Ontario Taking Next Steps to Establish Kenora Justice Centre
Government working with Indigenous, community partners to enhance community safety
KENORA — Ontario's government is bringing together Indigenous leadership and organizations, justice partners, and others to establish a Kenora Justice Centre to address the overrepresentation of Indigenous people in the local criminal justice system.
Today, the government announced next steps in making the Kenora Justice Centre a reality, including the creation of a Kenora Justice Centre Advisory Council.
To ensure the Kenora Justice Centre will effectively serve the community, the advisory council will consist of Indigenous leadership, judiciary and justice partners, community leaders, health and social services organizations, and housing providers. It will guide the development of the centre.
As an important first step in establishing a Kenora Justice Centre, pilots are expected to launch this winter. They are part of the engagement and participatory design processes and will inform the design and establishment of full-scale justice centres.
"To cut crime and make a community like Kenora safer we must address the repeat offenders who move through the revolving door of the system struggling with poverty, mental health, addiction, lack of secure housing, and unemployment," said Attorney General Doug Downey. "This Justice Centre will bring together partners and services to ensure help is there when and where it is needed to hold individuals accountable, support victims, and break the cycle of offending."
"The Kenora Justice Centre is being designed by and for the community it serves. It's moving justice out of traditional courtrooms and into a community setting," said Minister of Indigenous Affairs Greg Rickford. "Our government is working closely with Indigenous partners, police, and justice partners to improve Indigenous people's experiences in the justice system."
The Kenora Justice Centre will build on successful programs that are designed, developed and delivered by Indigenous communities and organizations and supported by the government, including the region's Indigenous Restorative Justice Programs and Indigenous Bail Verification and Supervision Programs.
Continuing to work in collaboration with Indigenous leadership, local service providers, and Indigenous organizations, the Kenora Justice Centre will include parallel criminal and Indigenous restorative justice processes operating side by side. The goal is to increase referrals to restorative justice programs and reduce the number of people in jail awaiting trial. The centre will also provide trauma-informed supports and culturally-appropriate services, prioritizing solutions that allow Indigenous people in northern Ontario to remain in their home communities.

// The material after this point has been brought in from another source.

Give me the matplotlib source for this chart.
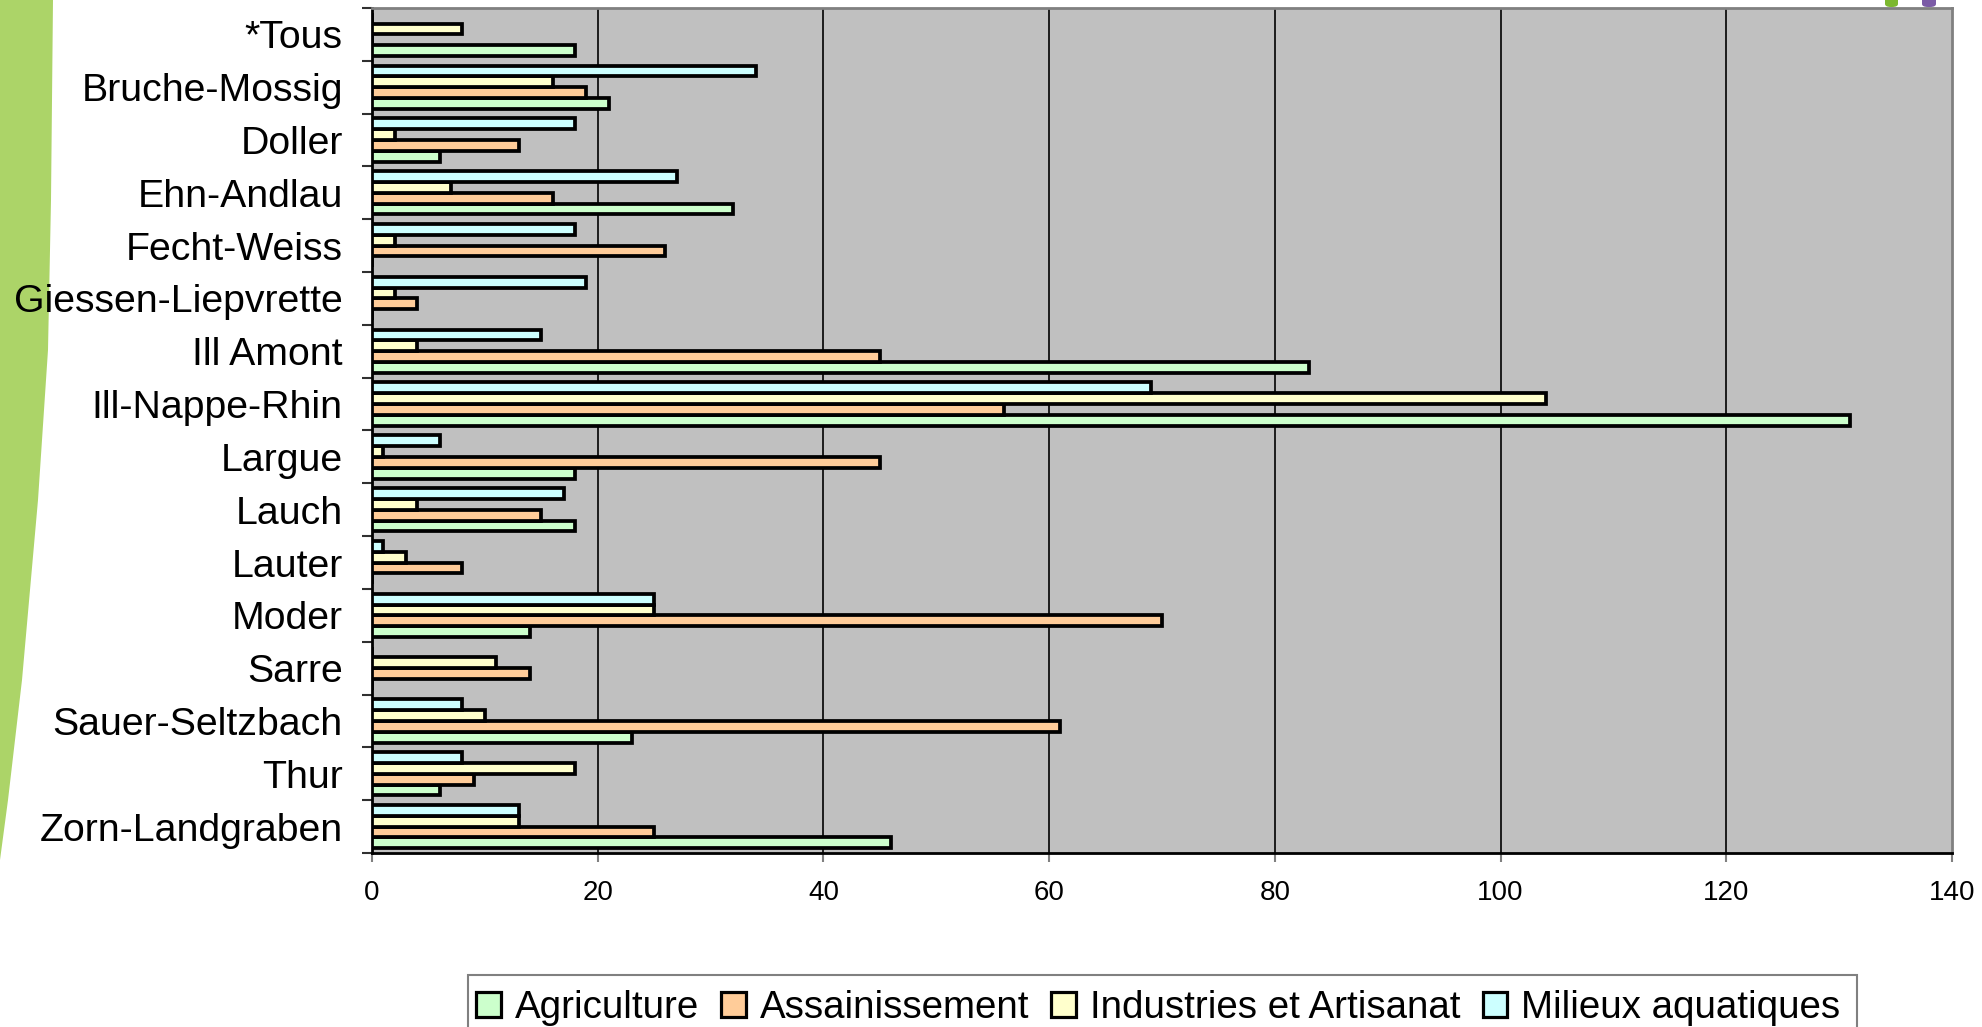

"With the overrepresentation of Indigenous people within the criminal justice system, a new approach is needed in our community," said Francis Kavanaugh, Ogichidaa, Grand Council Treaty #3. "We are committed to working together to establish a made-in-Kenora Justice Centre that recognizes and respects the unique circumstances and history of Indigenous communities in the North."
"There are many barriers limiting access to justice for First Nations in the North. We need new, innovative approaches for our disadvantaged citizens that find themselves in the correctional system," said Nishnawbe Aski Nation Deputy Grand Chief Derek Fox. "The co-development of this community justice centre with Grand Council Treaty #3 will create an environment where Indigenous people can access justice services in a culturally inclusive manner. We look forward to building on this experience and working toward additional centres within the NAN territory."
"The Ontario Court of Justice is committed to the common goal we share with justice system participants to improve the delivery of justice services to the people of this province," said Ontario Court of Justice Chief Justice Lise Maisonneuve. "The Court is pleased that Kenora is a pilot site for the justice centre initiative."
Support for Kenora's Justice Centre is part of the government's strategy to fight guns, gangs, drugs and human trafficking in communities across Ontario. These initiatives combine enforcement and prosecution with community interventions that promote alternatives to gangs and prevent violence before it starts.
- Justice centres exist in more than 70 communities around the world, creating healthier and safer communities with reduced crime rates, fewer offenders committing crimes, and greater supports for frontline service providers and officers.
- Ontario is working to establish four justice centres across the province: Kenora, London, and Toronto’s downtown East and Northwest neighbourhoods.
- In 2016, almost 90 per cent of individuals in the Kenora Jail self-identified as Indigenous.
- While crime rates across the province are declining, the Kenora courthouse experienced an 18 per cent increase in caseload between 2014 and 2017.